Best reissues - Tony Conrad

9. Tony Conrad & Faust
Outside the Dream Syndicate
(Superior Viaduct)

The sudden loss of noted American composer Tony Conrad earlier this month was a major blow to the experimental music community, and this unfortunately timed reissue has managed to provide a cathartic balm to help process his loss. Originally released on vinyl via Caroline in 1973, Outside The Dream Syndicate was the violinist’s lone release for decades until the Table Of The Elements label issued a series of necessary archival documents, including an expanded edition of this masterpiece. The original LP, though, has never been reissued on vinyl until now, thanks to Superior Viaduct.
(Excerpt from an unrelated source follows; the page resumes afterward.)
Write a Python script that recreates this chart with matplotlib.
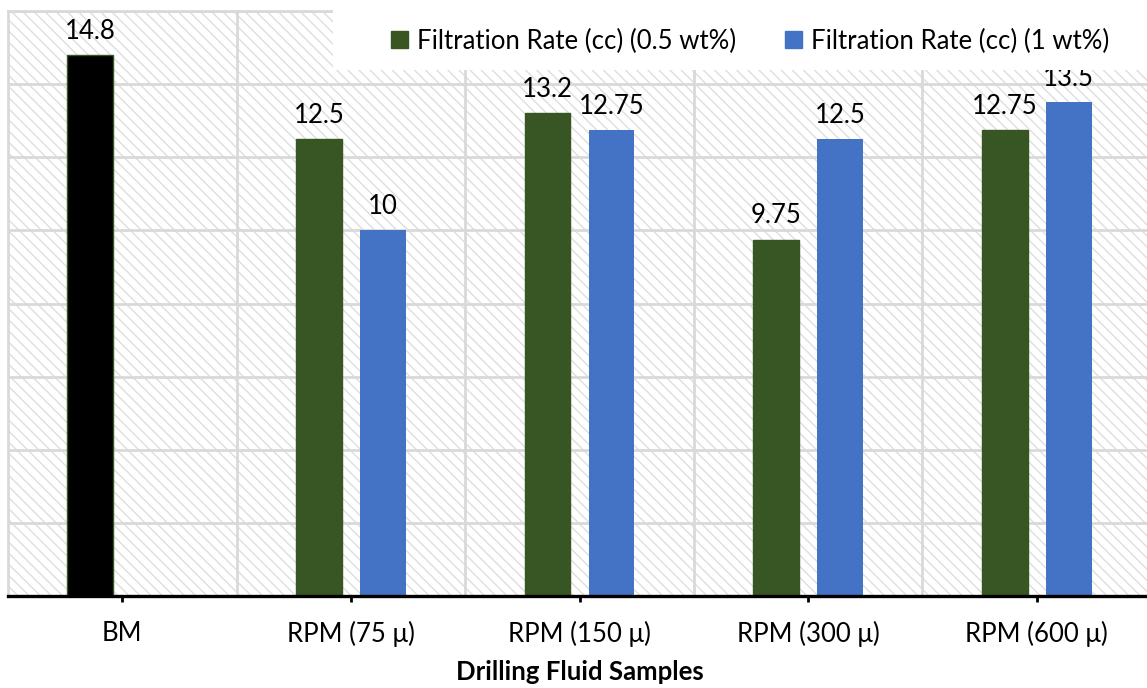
import matplotlib
matplotlib.use("Agg")
import matplotlib.pyplot as plt
from matplotlib.patches import Rectangle
import numpy as np

categories = ["BM", "RPM (75 \u03bc)", "RPM (150 \u03bc)", "RPM (300 \u03bc)", "RPM (600 \u03bc)"]
rate_05 = [14.8, 12.5, 13.2, 9.75, 12.75]
rate_1 = [None, 10, 12.75, 12.5, 13.5]
labels_05 = ["14.8", "12.5", "13.2", "9.75", "12.75"]
labels_1 = ["", "10", "12.75", "12.5", "13.5"]

GREEN = "#375623"
BLUE = "#4472C4"
BLACK = "#000000"
GRID = "#d9d9d9"
HATCH = "#dedede"
FS = 18.5

plt.rcParams["font.family"] = ["Lato", "DejaVu Sans"]
plt.rcParams["hatch.linewidth"] = 1.0
plt.rcParams["hatch.color"] = HATCH

W, H = 1147, 688
fig = plt.figure(figsize=(W / 100, H / 100), dpi=100)
ax = fig.add_axes([8 / W, 1 - 596 / H, (1151 - 8) / W, (596 - 11) / H])

# hatched background
ax.add_patch(Rectangle((0, 0), 1, 1, transform=ax.transAxes, facecolor="white",
                       edgecolor=HATCH, hatch="\\\\\\", linewidth=0, zorder=0))

x = np.arange(len(categories))
width = 0.2
off = 0.14

colors_05 = [BLACK] + [GREEN] * (len(categories) - 1)
ax.bar(x - off, rate_05, width, color=colors_05, edgecolor=GREEN, linewidth=1.0, zorder=3)
x1 = [xi + off for xi, v in zip(x, rate_1) if v is not None]
v1 = [v for v in rate_1 if v is not None]
ax.bar(x1, v1, width, color=BLUE, zorder=3)

for xi, v, lab in zip(x - off, rate_05, labels_05):
    ax.annotate(lab, (xi, v), xytext=(0, 8), textcoords="offset points",
                ha="center", va="bottom", fontsize=FS, zorder=4)
for xi, v, lab in zip(x + off, rate_1, labels_1):
    if v is None:
        continue
    ax.annotate(lab, (xi, v), xytext=(0, 8), textcoords="offset points",
                ha="center", va="bottom", fontsize=FS, zorder=4)

ax.set_xlim(-0.5, 4.5)
ax.set_ylim(0, 16)
ax.set_yticks(np.arange(0, 17, 2))
ax.set_xticks(x)
ax.set_xticklabels(categories, fontsize=FS)
ax.set_xticks(np.arange(0.5, 4.6, 1), minor=True)
ax.tick_params(axis="y", left=False, labelleft=False)
ax.tick_params(axis="x", which="major", length=4, width=2, color="black", pad=14)
ax.tick_params(axis="x", which="minor", length=0)
ax.grid(axis="y", which="major", color=GRID, linewidth=2, zorder=1)
ax.grid(axis="x", which="minor", color=GRID, linewidth=2, zorder=1)
ax.set_axisbelow(True)

for side in ("left", "top", "right"):
    ax.spines[side].set_color(GRID)
    ax.spines[side].set_linewidth(2)
ax.spines["bottom"].set_color("black")
ax.spines["bottom"].set_linewidth(2.4)
ax.spines["bottom"].set_zorder(5)

ax.set_xlabel("Drilling Fluid Samples", fontsize=FS, fontweight="bold", labelpad=9)

# white legend box over the top of the plot
box = Rectangle((333 / W, 1 - 70 / H), 1 - 333 / W, 70 / H, transform=fig.transFigure,
                facecolor="white", edgecolor="none", zorder=2)
fig.add_artist(box)

handles = [Rectangle((0, 0), 1, 1, color=GREEN), Rectangle((0, 0), 1, 1, color=BLUE)]
fig.legend(handles, ["Filtration Rate (cc) (0.5 wt%)", "Filtration Rate (cc) (1 wt%)"],
           loc="center", bbox_to_anchor=(750 / W, 1 - 41 / H), ncol=2, frameon=False,
           fontsize=FS, handlelength=0.65, handleheight=0.65, handletextpad=0.35,
           columnspacing=1.9)

fig.savefig("out.png", dpi=100)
Over the course of the album’s two 20-plus-minute pieces, Conrad moves away (or “outside”, as the title suggests) from the work he was then exploring with members of The Dream Syndicate — previously known as The Theatre Of Eternal Music — which included La Monte Young, Marian Zazeela, John Cale, Angus MacLise, and Jon Hassell. After being invited to record in Germany with Faust producer Uwe Nettelbeck, Conrad suddenly found himself recording with the infamous German art rockers, who were then between the releases of The Faust Tapes and Faust IV.

What transpired was a mesmerizing behemoth of dream music that at first sounds queasy and unsettling, as Conrad’s violin saws away at a thick drone which upon initial listen sounds and feels impenetrable. Yet as the pieces progress and the band’s metronomic performances lock in, one begins to lose sense of time and place as an eerie, quieting calm overtakes amidst the fracas. It’s perhaps the easiest entry point into Conrad’s modus, utilizing a “rock” context to blast off into the stratosphere. Faust fans can find much to enjoy as well, exploring more extended areas of avant-garde form and structure otherwise untapped outside of contemporaneous collaborations with Slapp Happy’s Anthony Moore. Those who’ve been curious about to the music of Tony Conrad should look no further.


Best reissues - Nigerian rock music

8. Various Artists
Wake Up You! The Rise And Fall Of Nigerian Rock 1972-1977
(Now Again)

Now Again Records continues its excellent track record with this double-whammy of music from the burgeoning rock scene in civil war-torn Nigeria at the dawn of the 1970s. Wake Up You! compiles 34 tracks of raw and raucous Afro-rock, covering everything from sociopolitically conscious funk cuts to sludgy post-Sabbath brain melters, garage screamers to percolating dancefloor bangers. It demonstrates the shift away from western rock pastiche into a unique sound drawing upon the nation’s own rich musical history and fusing it to the distorted sounds of the rock revolution.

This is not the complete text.